What he was addressing is the fact that for many Muslims in America, ours is “a time of some fear.” Fear not only of the threat of terrorism itself but, he said, but on top of that, “another concern” —that “your entire community so often is targeted or blamed for the violent acts of the very few.” He spoke both calmly and with emotion, no doubt animated by his own life experience as an African American who, though he is a Christian, is the son of a Muslim father. It was important to address that fear.

We couldn’t help thinking, as we listened to the president’s remarks in full, of George Washington’s letter to the Jews of the Touro Synagogue at Rhode Island. That’s the letter in which he prayed that the “children of the stock of Abraham who dwell in this land continue to merit and enjoy the good will of the other inhabitants—while every one shall sit in safety under his own vine and fig tree and there shall be none to make him afraid.”

Mr. Obama didn’t mention Washington’s letter, and the predicament of Muslim-Americans isn’t quite the same as that faced by American Jews, whose religion does not have an armed minority bent on jihad. The President did mention Jefferson’s Statute of Virginia for Religious Freedom, enacted in 1786, six years before the First Amendment. Mr. Obama adduced the language of Jefferson himself to suggest that the statute was designed to protect “the Jew and the Gentile, the Christian and the Mahometan.”

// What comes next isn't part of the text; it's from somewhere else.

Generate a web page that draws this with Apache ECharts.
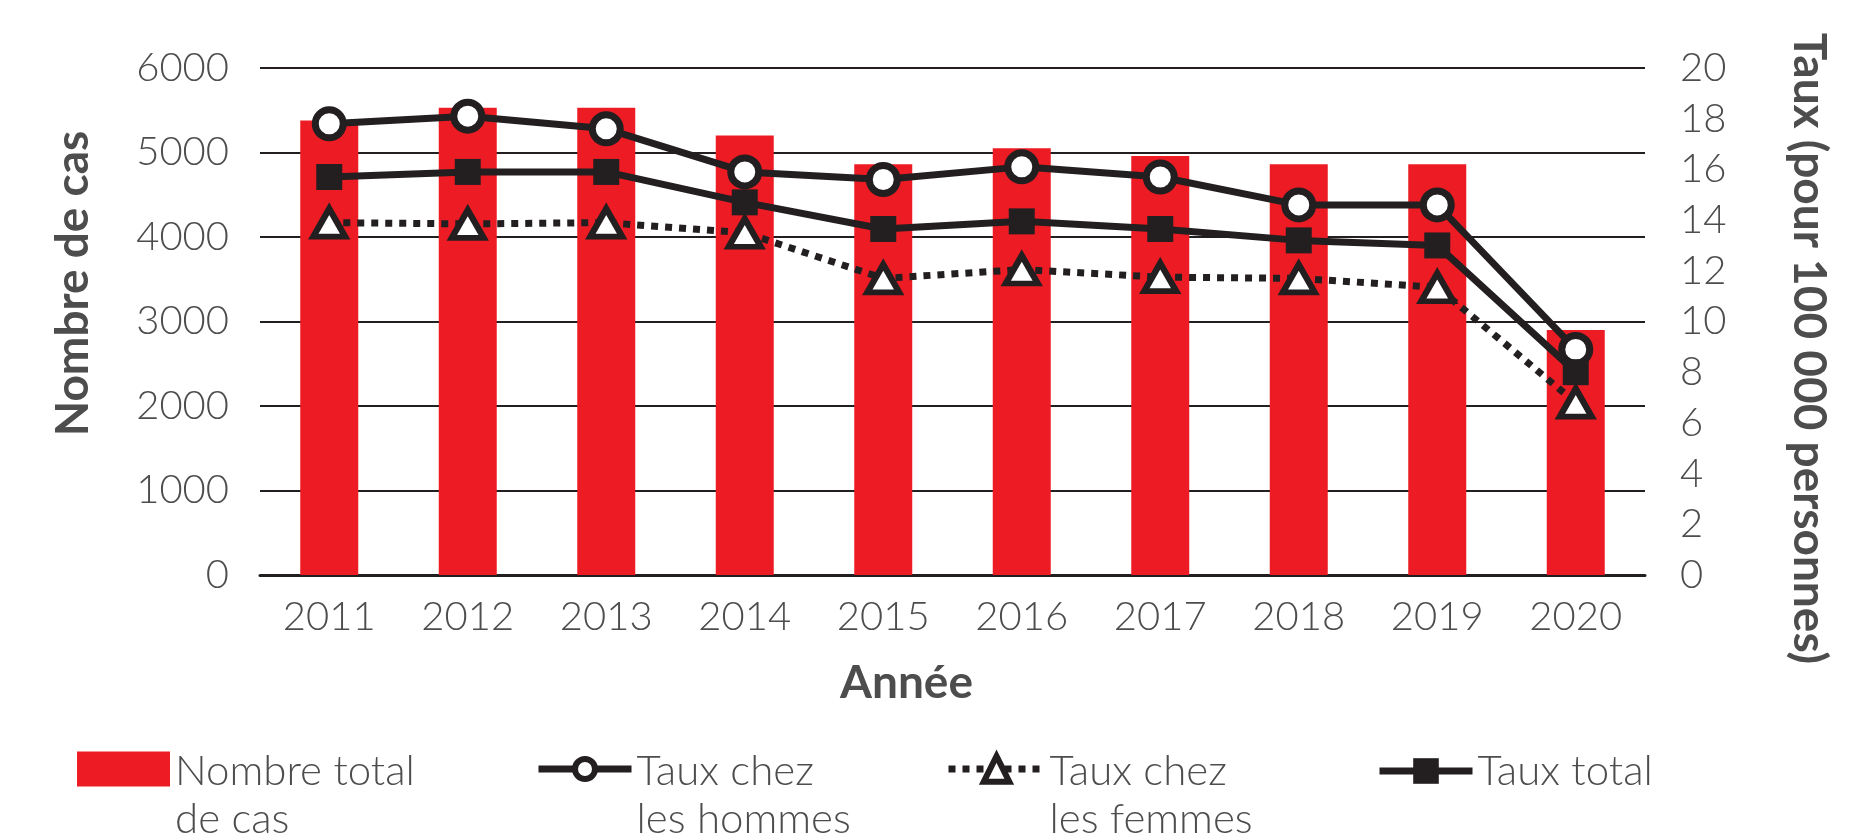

No doubt there is much more that Mr. Obama could have said at Baltimore. We like the way it was put in Commentary by Jonathan Tobin, who reckons that “in February 2016, there is more at stake in the intersection between Islam and America” than the President’s “noble sentiments.” He writes that Mr. Obama understands that “Muslim terrorists threaten the world” but that “in his commendable desire to protect American Muslims from potential bias, he downplayed the nature of that threat and the extent of the support it gets from Muslims around the world.”

Fair enough, for the occasion, we suppose. It was, after all, Mr. Obama’s first visit to a mosque. President George W. Bush raced to a mosque in Washington but six days after 9/11 and offered eloquent reassurance to law-abiding Muslims in America. Both were important. At the end of the day, though, this war is not going to be won merely by reassuring loyal Americans that they will be safe here. It will be won by taking this battle to our enemies and defeating them in a struggle for which no apology need to be asked or given.